YOUR OBJECTIVE: Transcribe every entry word for word. Skip the pictures.

◇ ◇ ◇

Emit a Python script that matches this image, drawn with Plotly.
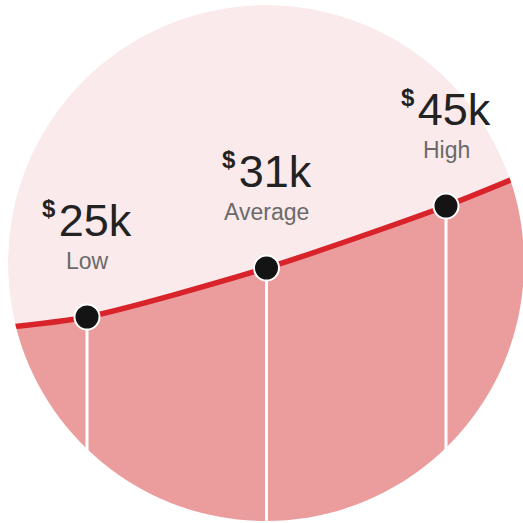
import numpy as np
import plotly.graph_objects as go

# ---- data ----
labels = ["Low", "Average", "High"]
salary_k = [25, 31, 45]                 # $k values shown
point_pos = [0, 1, 2]                   # position of each marker along the curve
point_height = [206, 255, 317]          # curve level at each marker
# curve incl. run-out beyond the circle at both ends
curve_pos = [-0.6, 0, 1, 2, 2.6]
curve_height = [193, 206, 255, 317, 361]

# ---- style ----
BG_CIRCLE = "#fbeaeb"
FILL = "#eb9d9e"
LINE = "#d8232a"
DOT = "#141414"
NUM_COLOR = "#222222"
LAB_COLOR = "#6a6a6a"
FONT = "Liberation Sans, Arial, sans-serif"

W = H = 523
# circle in paper coordinates
cx, cy, r = 266 / W, 1 - 263 / H, 258 / W

fig = go.Figure()

fig.add_trace(go.Scatter(
    x=curve_pos, y=curve_height, mode="lines",
    line=dict(color=LINE, width=5.5, shape="spline", smoothing=0.7),
    fill="tozeroy", fillcolor=FILL, hoverinfo="skip", showlegend=False,
))

vx, vy = [], []
for p, h in zip(point_pos, point_height):
    vx += [p, p, None]
    vy += [h, 0, None]
fig.add_trace(go.Scatter(
    x=vx, y=vy, mode="lines", line=dict(color="white", width=3),
    hoverinfo="skip", showlegend=False,
))

fig.add_trace(go.Scatter(
    x=point_pos, y=point_height, mode="markers",
    marker=dict(size=25, color=DOT, line=dict(color="white", width=2)),
    hoverinfo="skip", showlegend=False,
))

for p, h, v, lab in zip(point_pos, point_height, salary_k, labels):
    fig.add_annotation(
        x=p, y=h, xref="x", yref="y", showarrow=False,
        text=(f"<sup><span style='font-size:24px'><b>$</b></span>"
              f"<span style='font-size:12px'> </span></sup>{v}k"),
        font=dict(family=FONT, size=45, color=NUM_COLOR),
        xanchor="center", yanchor="middle", yshift=97,
    )
    fig.add_annotation(
        x=p, y=h, xref="x", yref="y", showarrow=False,
        text=lab,
        font=dict(family=FONT, size=23, color=LAB_COLOR),
        xanchor="center", yanchor="middle", yshift=56,
    )

# background circle
fig.add_shape(type="circle", xref="paper", yref="paper",
              x0=cx - r, x1=cx + r, y0=cy - r * W / H, y1=cy + r * W / H,
              fillcolor=BG_CIRCLE, line=dict(width=0), layer="below")

# white mask outside the circle (square with circular hole, bezier circle)
k = 0.5523 * r
path = (
    "M -0.05,-0.05 L 1.05,-0.05 L 1.05,1.05 L -0.05,1.05 Z "
    f"M {cx + r},{cy} "
    f"C {cx + r},{cy + k} {cx + k},{cy + r} {cx},{cy + r} "
    f"C {cx - k},{cy + r} {cx - r},{cy + k} {cx - r},{cy} "
    f"C {cx - r},{cy - k} {cx - k},{cy - r} {cx},{cy - r} "
    f"C {cx + k},{cy - r} {cx + r},{cy - k} {cx + r},{cy} Z"
)
fig.add_shape(type="path", xref="paper", yref="paper", path=path,
              fillcolor="white", line=dict(width=0), layer="above",
              fillrule="evenodd")

x0 = -87 / 179.5
fig.update_layout(
    width=W, height=H, margin=dict(l=0, r=0, t=0, b=0),
    paper_bgcolor="white", plot_bgcolor="white",
    xaxis=dict(range=[x0, x0 + W / 179.5], visible=False, fixedrange=True),
    yaxis=dict(range=[0, H], visible=False, fixedrange=True),
    showlegend=False,
)

fig.write_html("out.html")
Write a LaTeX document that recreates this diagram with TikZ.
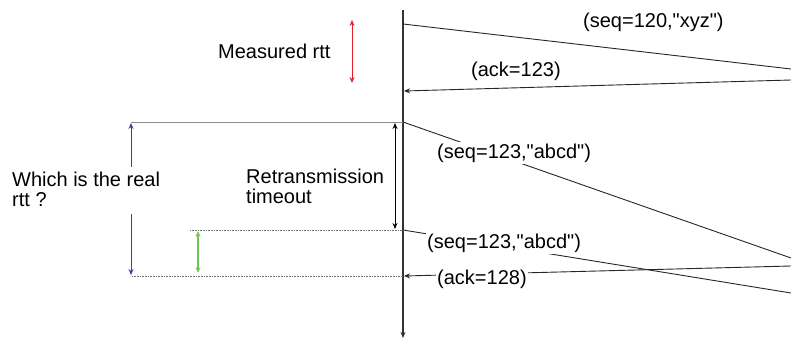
\documentclass[tikz,border=0pt]{standalone}
\usepackage{fontspec}
\newfontfamily\lbfont{Liberation Sans}
\usetikzlibrary{arrows.meta}
\definecolor{rttred}{RGB}{228,32,44}
\definecolor{rttblue}{RGB}{62,62,160}
\definecolor{rttgreen}{RGB}{112,198,84}
\begin{document}
\begin{tikzpicture}[x=1pt,y=-1pt,
  lbl/.style={inner sep=0pt,font=\lbfont\fontsize{20}{20}\selectfont},
  lblw/.style={lbl,fill=white,inner xsep=1pt,inner ysep=2pt},
  tip/.style={-{Stealth[length=6pt,width=5pt]}},
  dtip/.style={{Stealth[length=6pt,width=5pt]}-{Stealth[length=6pt,width=5pt]}},
  msg/.style={line width=0.9pt,black!85},
  dotl/.style={line width=1pt,black!55,dash pattern=on 1pt off 0.6pt}]
\useasboundingbox (0,0) rectangle (791,339);
% timeline
\coordinate (tTop) at (403,10);
\coordinate (tBot) at (403,338);
\draw[line width=1.2pt,black!80,tip] (tTop) -- (tBot);
% endpoints
\coordinate (s1a) at (403,24);   \coordinate (s1b) at (791,69);
\coordinate (a1a) at (791,80);   \coordinate (a1b) at (404,91);
\coordinate (s2a) at (403,122);  \coordinate (s2b) at (791,258);
\coordinate (s3a) at (403,230);  \coordinate (s3b) at (791,293);
\coordinate (a2a) at (791,266);  \coordinate (a2b) at (404,276);
% messages
\draw[msg] (s1a) -- (s1b);
\draw[msg,tip] (a1a) -- (a1b);
\draw[msg] (s2a) -- (s2b);
\draw[msg] (s3a) -- (s3b);
\draw[msg,tip] (a2a) -- (a2b);
% reference lines
\coordinate (h1) at (131,122);
\draw[line width=0.8pt,black!45] (h1) -- (s2a);
\coordinate (h2) at (190,230);
\draw[dotl] (h2) -- (s3a);
\coordinate (h3) at (132,276);
\draw[dotl] (h3) -- (a2b);
% red arrow
\coordinate (r1) at (352,20); \coordinate (r2) at (352,83);
\draw[rttred,line width=1pt,dtip] (r1) -- (r2);
% blue arrows
\coordinate (b1) at (131,167); \coordinate (b2) at (131,123);
\coordinate (b3) at (131,214); \coordinate (b4) at (131,275);
\draw[rttblue,line width=1pt,tip] (b1) -- (b2);
\draw[rttblue,line width=1pt,tip] (b3) -- (b4);
% green arrow
\coordinate (g1) at (198,231); \coordinate (g2) at (198,273);
\draw[rttgreen,line width=1.5pt,dtip] (g1) -- (g2);
% black timeout arrow
\coordinate (k1) at (395,123); \coordinate (k2) at (395,229);
\draw[black,line width=0.9pt,dtip] (k1) -- (k2);
% labels
\node[lbl,anchor=base west] (meas) at (218,59) {Measured rtt};
\node[lbl,anchor=base west] (l1) at (583,28) {(seq=120,"xyz")};
\node[lbl,anchor=base west] (l2) at (471,77) {(ack=123)};
\node[lbl,anchor=north west,align=left] (which) at (12,172) {Which is the real\\rtt ?};
\node[lbl,anchor=north west,align=left] (rto) at (246,169) {Retransmission\\timeout};
\node[lblw,anchor=base west] (l3) at (436,158) {(seq=123,"abcd")};
\node[lblw,anchor=base west] (l4) at (426,248) {(seq=123,"abcd")};
\node[lblw,anchor=base west] (l5) at (436,284) {(ack=128)};
\end{tikzpicture}
\end{document}
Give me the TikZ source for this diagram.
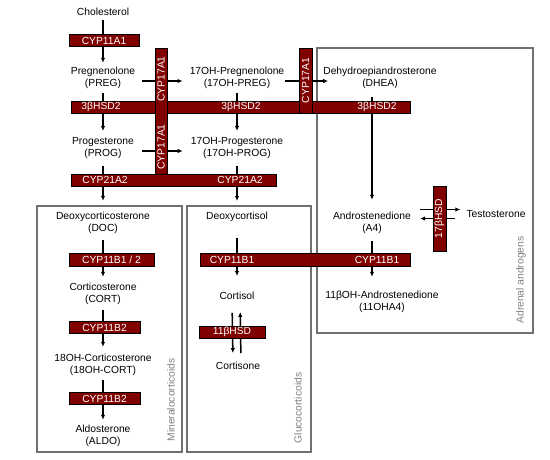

◇ ◇ ◇

THE COMPLETED TASK:
Emit a Python script that matches this image, drawn with Plotly.
import numpy as np
import plotly.graph_objects as go

# ---- data ----
labels = ["Low", "Average", "High"]
salary_k = [25, 31, 45]                 # $k values shown
point_pos = [0, 1, 2]                   # position of each marker along the curve
point_height = [206, 255, 317]          # curve level at each marker
# curve incl. run-out beyond the circle at both ends
curve_pos = [-0.6, 0, 1, 2, 2.6]
curve_height = [193, 206, 255, 317, 361]

# ---- style ----
BG_CIRCLE = "#fbeaeb"
FILL = "#eb9d9e"
LINE = "#d8232a"
DOT = "#141414"
NUM_COLOR = "#222222"
LAB_COLOR = "#6a6a6a"
FONT = "Liberation Sans, Arial, sans-serif"

W = H = 523
# circle in paper coordinates
cx, cy, r = 266 / W, 1 - 263 / H, 258 / W

fig = go.Figure()

fig.add_trace(go.Scatter(
    x=curve_pos, y=curve_height, mode="lines",
    line=dict(color=LINE, width=5.5, shape="spline", smoothing=0.7),
    fill="tozeroy", fillcolor=FILL, hoverinfo="skip", showlegend=False,
))

vx, vy = [], []
for p, h in zip(point_pos, point_height):
    vx += [p, p, None]
    vy += [h, 0, None]
fig.add_trace(go.Scatter(
    x=vx, y=vy, mode="lines", line=dict(color="white", width=3),
    hoverinfo="skip", showlegend=False,
))

fig.add_trace(go.Scatter(
    x=point_pos, y=point_height, mode="markers",
    marker=dict(size=25, color=DOT, line=dict(color="white", width=2)),
    hoverinfo="skip", showlegend=False,
))

for p, h, v, lab in zip(point_pos, point_height, salary_k, labels):
    fig.add_annotation(
        x=p, y=h, xref="x", yref="y", showarrow=False,
        text=(f"<sup><span style='font-size:24px'><b>$</b></span>"
              f"<span style='font-size:12px'> </span></sup>{v}k"),
        font=dict(family=FONT, size=45, color=NUM_COLOR),
        xanchor="center", yanchor="middle", yshift=97,
    )
    fig.add_annotation(
        x=p, y=h, xref="x", yref="y", showarrow=False,
        text=lab,
        font=dict(family=FONT, size=23, color=LAB_COLOR),
        xanchor="center", yanchor="middle", yshift=56,
    )

# background circle
fig.add_shape(type="circle", xref="paper", yref="paper",
              x0=cx - r, x1=cx + r, y0=cy - r * W / H, y1=cy + r * W / H,
              fillcolor=BG_CIRCLE, line=dict(width=0), layer="below")

# white mask outside the circle (square with circular hole, bezier circle)
k = 0.5523 * r
path = (
    "M -0.05,-0.05 L 1.05,-0.05 L 1.05,1.05 L -0.05,1.05 Z "
    f"M {cx + r},{cy} "
    f"C {cx + r},{cy + k} {cx + k},{cy + r} {cx},{cy + r} "
    f"C {cx - k},{cy + r} {cx - r},{cy + k} {cx - r},{cy} "
    f"C {cx - r},{cy - k} {cx - k},{cy - r} {cx},{cy - r} "
    f"C {cx + k},{cy - r} {cx + r},{cy - k} {cx + r},{cy} Z"
)
fig.add_shape(type="path", xref="paper", yref="paper", path=path,
              fillcolor="white", line=dict(width=0), layer="above",
              fillrule="evenodd")

x0 = -87 / 179.5
fig.update_layout(
    width=W, height=H, margin=dict(l=0, r=0, t=0, b=0),
    paper_bgcolor="white", plot_bgcolor="white",
    xaxis=dict(range=[x0, x0 + W / 179.5], visible=False, fixedrange=True),
    yaxis=dict(range=[0, H], visible=False, fixedrange=True),
    showlegend=False,
)

fig.write_html("out.html")
Write a LaTeX document that recreates this diagram with TikZ.
\documentclass[tikz,border=0pt]{standalone}
\usepackage{fontspec}
\newfontfamily\lbfont{Liberation Sans}
\usetikzlibrary{arrows.meta}
\definecolor{rttred}{RGB}{228,32,44}
\definecolor{rttblue}{RGB}{62,62,160}
\definecolor{rttgreen}{RGB}{112,198,84}
\begin{document}
\begin{tikzpicture}[x=1pt,y=-1pt,
  lbl/.style={inner sep=0pt,font=\lbfont\fontsize{20}{20}\selectfont},
  lblw/.style={lbl,fill=white,inner xsep=1pt,inner ysep=2pt},
  tip/.style={-{Stealth[length=6pt,width=5pt]}},
  dtip/.style={{Stealth[length=6pt,width=5pt]}-{Stealth[length=6pt,width=5pt]}},
  msg/.style={line width=0.9pt,black!85},
  dotl/.style={line width=1pt,black!55,dash pattern=on 1pt off 0.6pt}]
\useasboundingbox (0,0) rectangle (791,339);
% timeline
\coordinate (tTop) at (403,10);
\coordinate (tBot) at (403,338);
\draw[line width=1.2pt,black!80,tip] (tTop) -- (tBot);
% endpoints
\coordinate (s1a) at (403,24);   \coordinate (s1b) at (791,69);
\coordinate (a1a) at (791,80);   \coordinate (a1b) at (404,91);
\coordinate (s2a) at (403,122);  \coordinate (s2b) at (791,258);
\coordinate (s3a) at (403,230);  \coordinate (s3b) at (791,293);
\coordinate (a2a) at (791,266);  \coordinate (a2b) at (404,276);
% messages
\draw[msg] (s1a) -- (s1b);
\draw[msg,tip] (a1a) -- (a1b);
\draw[msg] (s2a) -- (s2b);
\draw[msg] (s3a) -- (s3b);
\draw[msg,tip] (a2a) -- (a2b);
% reference lines
\coordinate (h1) at (131,122);
\draw[line width=0.8pt,black!45] (h1) -- (s2a);
\coordinate (h2) at (190,230);
\draw[dotl] (h2) -- (s3a);
\coordinate (h3) at (132,276);
\draw[dotl] (h3) -- (a2b);
% red arrow
\coordinate (r1) at (352,20); \coordinate (r2) at (352,83);
\draw[rttred,line width=1pt,dtip] (r1) -- (r2);
% blue arrows
\coordinate (b1) at (131,167); \coordinate (b2) at (131,123);
\coordinate (b3) at (131,214); \coordinate (b4) at (131,275);
\draw[rttblue,line width=1pt,tip] (b1) -- (b2);
\draw[rttblue,line width=1pt,tip] (b3) -- (b4);
% green arrow
\coordinate (g1) at (198,231); \coordinate (g2) at (198,273);
\draw[rttgreen,line width=1.5pt,dtip] (g1) -- (g2);
% black timeout arrow
\coordinate (k1) at (395,123); \coordinate (k2) at (395,229);
\draw[black,line width=0.9pt,dtip] (k1) -- (k2);
% labels
\node[lbl,anchor=base west] (meas) at (218,59) {Measured rtt};
\node[lbl,anchor=base west] (l1) at (583,28) {(seq=120,"xyz")};
\node[lbl,anchor=base west] (l2) at (471,77) {(ack=123)};
\node[lbl,anchor=north west,align=left] (which) at (12,172) {Which is the real\\rtt ?};
\node[lbl,anchor=north west,align=left] (rto) at (246,169) {Retransmission\\timeout};
\node[lblw,anchor=base west] (l3) at (436,158) {(seq=123,"abcd")};
\node[lblw,anchor=base west] (l4) at (426,248) {(seq=123,"abcd")};
\node[lblw,anchor=base west] (l5) at (436,284) {(ack=128)};
\end{tikzpicture}
\end{document}
Give me the TikZ source for this diagram.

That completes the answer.